Many candidates mention CAP Theorem but fail to apply it practically to migration scenarios. During zero-downtime migrations, you cannot simultaneously guarantee Consistency, Availability, and Partition tolerance—you must choose two. In distributed migrations, you typically sacrifice immediate Consistency for Availability and Partition tolerance, implementing eventual consistency instead. To communicate this to business stakeholders, avoid technical terms like "CAP" or "ACID"; instead, explain that during the transition, different systems might briefly show different inventory counts, but they will align within minutes. Use concrete examples: "A customer might see an item available on the website but get an 'out of stock' message at checkout for approximately 30 seconds while systems synchronize." This sets realistic expectations about "consistency windows" and helps stakeholders understand why you need reconciliation processes rather than real-time perfection.
How do you calculate the acceptable financial cost of temporary data inconsistency versus the cost of delaying a migration deadline, and what metrics define the break-even point?

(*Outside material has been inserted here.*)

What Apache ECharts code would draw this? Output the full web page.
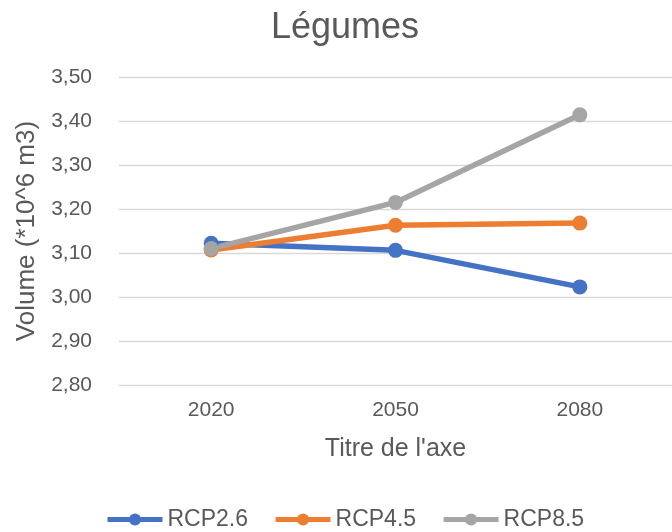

Candidates frequently miss the quantitative risk analysis aspect of migrations. You must calculate the Cost of Inconsistency (COI) by analyzing historical data for error rates and business impact: multiply the average daily transaction volume by the error probability by the average cost per error (including customer service time, refunds, and reputation damage). Compare this against the Cost of Delay (COD), which includes ongoing legacy licensing fees, missed market opportunities, and technical team morale/turnover costs. The break-even point occurs when COI × migration duration = COD × delay duration. For example, if data inconsistencies cost $5,000 daily and delay costs $50,000 daily, you can tolerate up to 10 days of reconciliation issues before delaying becomes more expensive. You should establish Service Level Objectives (SLOs) such as "reconciliation lag under 0.1% of records" and define automatic rollback triggers if error rates exceed historical baselines by more than 3 standard deviations.